Published 12 May 2018

A U.S.-based non-profit will check the electoral software to prevent security flaws that allowed the elimination of hundreds of thousands of votes in the 2014 elections.

A delegation of international election observers, including the United States-based International Foundation for Electoral Systems (IFES), will oversee Colombia’s presidential elections scheduled for May 27 as concerns over possible election fraud continue to grow. 

Irregularities, Fraud Allegations Mar Colombian Elections

Colombia’s National Electoral Council agreed to let IFES and other observers review the electoral process including the software used after calls from members of public and concerns expressed by candidates including progressive  Gustavo Petro. The requests for a review of the software used during the process stem from a complaint related to security flaws that allowed the elimination of hundreds of thousands of votes in the 2014 congressional elections.

On that occasion, the National Civil Registry failed to patch the security flaws. This year, during the March 11 legislative elections there were several reports of irregularities, including people casting their vote using photocopies because the registry had failed to print enough official ballots. There have also been allegations of vote buying outside polling stations.

Earlier this week the National Civil Registry admitted that it failed to update Petro’s campaign logo, which will appear on the ballot for the May 27 elections, despite a request from his campaign. The failure prompted the resignation of José Asdrúbal Zapata, the National Election Management Chief, after the body admitted to failing to process the request to update the logo. 

Alejandra Barrios, the Chair of the Coordinating Committee of the Global Network of Domestic Election Monitors (GNDEM), commented on the concerns during an interview on RCN Radio stating: “When a candidate feels he doesn’t have guarantees you have to surround him with guarantees and make sure he receives all necessary answers.”

“The most delicate issue is the scrutiny software. If [calling in the help of IFES] generate confidence, all candidates will accept the results” of the elections.

IFES is a non-profit dedicated to promoting free and fair elections. 

Media reports highlight the presence of former Colombian President Andres Pastrana, who has been campaigning for Petro’s main rival Ivan Duque, on the board of the IFES as one issue of concern. Duque, a protege of former president and staunch peace process detractor Alvaro Uribe, continues to lead the presidential poll. A poll by Cifras & Conceptos revealed Thursday 34 percent of voters say they will vote for Duque, that is 1.5 percent points less than the same company’s April survey.

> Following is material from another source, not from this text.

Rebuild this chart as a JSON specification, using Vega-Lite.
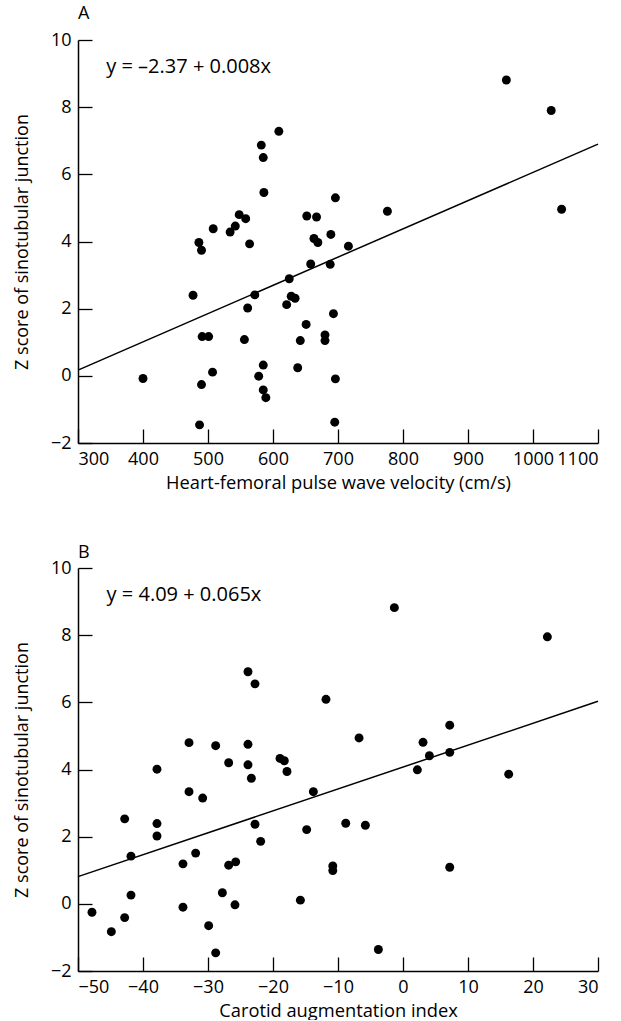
{
  "$schema": "https://vega.github.io/schema/vega-lite/v6.json",
  "background": "white",
  "padding": {"left": 13, "top": 5, "right": 5, "bottom": 0},
  "config": {
    "view": {"stroke": null},
    "font": "Open Sans",
    "axis": {
      "grid": false,
      "domainColor": "black",
      "domainWidth": 1.5,
      "tickColor": "black",
      "tickWidth": 1.3,
      "tickSize": -14,
      "labelColor": "black",
      "labelFont": "Open Sans",
      "labelFontSize": 18,
      "labelPadding": 21,
      "titleColor": "black",
      "titleFont": "Open Sans",
      "titleFontSize": 18.3,
      "titleFontWeight": "normal",
      "format": "d"
    },
    "axisX": {"titlePadding": 6},
    "axisY": {"titlePadding": 18.5, "titleFontSize": 18},
    "title": {"anchor": "start", "frame": "group", "font": "Open Sans", "fontSize": 18, "fontWeight": "normal", "color": "black", "offset": 8}
  },
  "datasets": {
    "a": [
      {"x": 609, "y": 7.28}, {"x": 582, "y": 6.87}, {"x": 585, "y": 6.5}, {"x": 586, "y": 5.46},
      {"x": 696, "y": 5.3}, {"x": 548, "y": 4.8}, {"x": 558, "y": 4.68}, {"x": 652, "y": 4.76},
      {"x": 667, "y": 4.73}, {"x": 508, "y": 4.38}, {"x": 542, "y": 4.46}, {"x": 534, "y": 4.28},
      {"x": 486, "y": 3.97}, {"x": 490, "y": 3.74}, {"x": 564, "y": 3.93}, {"x": 663, "y": 4.09},
      {"x": 669, "y": 3.97}, {"x": 689, "y": 4.21}, {"x": 716, "y": 3.86}, {"x": 658, "y": 3.33},
      {"x": 688, "y": 3.32}, {"x": 625, "y": 2.89}, {"x": 477, "y": 2.4}, {"x": 572, "y": 2.41},
      {"x": 628, "y": 2.37}, {"x": 634, "y": 2.31}, {"x": 621, "y": 2.12}, {"x": 561, "y": 2.02},
      {"x": 693, "y": 1.85}, {"x": 651, "y": 1.53}, {"x": 491, "y": 1.17}, {"x": 501, "y": 1.17},
      {"x": 556, "y": 1.08}, {"x": 642, "y": 1.05}, {"x": 680, "y": 1.22}, {"x": 680, "y": 1.05},
      {"x": 585, "y": 0.32}, {"x": 638, "y": 0.24}, {"x": 400, "y": -0.08}, {"x": 507, "y": 0.11},
      {"x": 490, "y": -0.26}, {"x": 578, "y": -0.01}, {"x": 696, "y": -0.09}, {"x": 585, "y": -0.42},
      {"x": 589, "y": -0.65}, {"x": 487, "y": -1.46}, {"x": 695, "y": -1.38}, {"x": 959, "y": 8.81},
      {"x": 1028, "y": 7.9}, {"x": 1044, "y": 4.96}, {"x": 776, "y": 4.9}
    ],
    "b": [
      {"x": -23.85, "y": 6.91}, {"x": -22.77, "y": 6.55}, {"x": -11.85, "y": 6.09}, {"x": -32.92, "y": 4.8},
      {"x": -28.82, "y": 4.71}, {"x": -23.85, "y": 4.75}, {"x": -26.82, "y": 4.2}, {"x": -23.85, "y": 4.14},
      {"x": -23.33, "y": 3.74}, {"x": -18.92, "y": 4.33}, {"x": -18.26, "y": 4.26}, {"x": -17.85, "y": 3.94},
      {"x": -37.85, "y": 4.01}, {"x": -32.92, "y": 3.34}, {"x": -30.82, "y": 3.15}, {"x": -13.79, "y": 3.34},
      {"x": -42.82, "y": 2.53}, {"x": -37.85, "y": 2.39}, {"x": -37.85, "y": 2.02}, {"x": -22.77, "y": 2.37},
      {"x": -21.9, "y": 1.86}, {"x": -14.82, "y": 2.21}, {"x": -41.85, "y": 1.42}, {"x": -31.9, "y": 1.51},
      {"x": -33.85, "y": 1.19}, {"x": -26.82, "y": 1.15}, {"x": -25.74, "y": 1.25}, {"x": -10.8, "y": 1.13},
      {"x": -10.8, "y": 0.99}, {"x": -41.85, "y": 0.26}, {"x": -47.85, "y": -0.25}, {"x": -44.87, "y": -0.83},
      {"x": -42.82, "y": -0.41}, {"x": -33.85, "y": -0.1}, {"x": -27.79, "y": 0.33}, {"x": -25.85, "y": -0.03},
      {"x": -29.9, "y": -0.65}, {"x": -28.82, "y": -1.46}, {"x": -15.79, "y": 0.11}, {"x": -1.33, "y": 8.82},
      {"x": 22.21, "y": 7.95}, {"x": 7.19, "y": 5.32}, {"x": -6.76, "y": 4.94}, {"x": 3.08, "y": 4.81},
      {"x": 4.06, "y": 4.41}, {"x": 7.19, "y": 4.51}, {"x": 2.21, "y": 3.99}, {"x": 16.26, "y": 3.86},
      {"x": -8.81, "y": 2.4}, {"x": -5.79, "y": 2.34}, {"x": 7.19, "y": 1.09}, {"x": -3.79, "y": -1.36}
    ],
    "la": [{"x": 300, "y": 0.17}, {"x": 1100, "y": 6.9}],
    "lb": [{"x": -50, "y": 0.81}, {"x": 30, "y": 6.03}],
    "ea": [{"label": "y = –2.37 + 0.008x"}],
    "eb": [{"label": "y = 4.09 + 0.065x"}]
  },
  "spacing": 52,
  "vconcat": [
    {
      "title": "A",
      "width": 520,
      "height": 403,
      "layer": [
        {
          "data": {"name": "a"},
          "mark": {"type": "circle", "size": 80, "color": "black", "opacity": 1},
          "encoding": {
            "x": {"field": "x", "type": "quantitative", "scale": {"domain": [300, 1100], "nice": false}, "axis": {"values": [300, 400, 500, 600, 700, 800, 900, 1000, 1100], "title": "Heart-femoral pulse wave velocity (cm/s)"}},
            "y": {"field": "y", "type": "quantitative", "scale": {"domain": [-2, 10], "nice": false}, "axis": {"values": [-2, 0, 2, 4, 6, 8, 10], "title": "Z score of sinotubular junction"}}
          }
        },
        {
          "data": {"name": "la"},
          "mark": {"type": "line", "color": "black", "strokeWidth": 1.5},
          "encoding": {"x": {"field": "x", "type": "quantitative"}, "y": {"field": "y", "type": "quantitative"}}
        },
        {
          "data": {"name": "ea"},
          "mark": {"type": "text", "align": "left", "baseline": "alphabetic", "font": "Open Sans", "fontSize": 20, "color": "black"},
          "encoding": {"x": {"datum": 343.5, "type": "quantitative"}, "y": {"datum": 9.03, "type": "quantitative"}, "text": {"field": "label", "type": "nominal"}}
        }
      ]
    },
    {
      "title": {"text": "B", "offset": -3},
      "width": 520,
      "height": 403,
      "layer": [
        {
          "data": {"name": "b"},
          "mark": {"type": "circle", "size": 80, "color": "black", "opacity": 1},
          "encoding": {
            "x": {"field": "x", "type": "quantitative", "scale": {"domain": [-50, 30], "nice": false}, "axis": {"values": [-50, -40, -30, -20, -10, 0, 10, 20, 30], "title": "Carotid augmentation index"}},
            "y": {"field": "y", "type": "quantitative", "scale": {"domain": [-2, 10], "nice": false}, "axis": {"values": [-2, 0, 2, 4, 6, 8, 10], "title": "Z score of sinotubular junction"}}
          }
        },
        {
          "data": {"name": "lb"},
          "mark": {"type": "line", "color": "black", "strokeWidth": 1.5},
          "encoding": {"x": {"field": "x", "type": "quantitative"}, "y": {"field": "y", "type": "quantitative"}}
        },
        {
          "data": {"name": "eb"},
          "mark": {"type": "text", "align": "left", "baseline": "alphabetic", "font": "Open Sans", "fontSize": 20, "color": "black"},
          "encoding": {"x": {"datum": -45.6, "type": "quantitative"}, "y": {"datum": 9.03, "type": "quantitative"}, "text": {"field": "label", "type": "nominal"}}
        }
      ]
    }
  ]
}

Petro, who is the former mayor of Bogota is placed in second with 22.5 percent.

The result of the Cifras & Conceptos polls gives Petro 7.6 percent point less than the survey published by the Latin American Centre for Strategic Geopolitics (CELAG) earlier this month.

All polls place centrist Sergio Fajardo in third place with between 13 and 17 percent of voters saying they will vote for him.

Despite calls to form a united candidacy between Petro, Fajardo and Humberto de la Calle, all of whom support the ongoing peace process, this alliance hasn't materialized. Analysts have predicted both Duque and Petro will enter the second round of vote scheduled for June 17.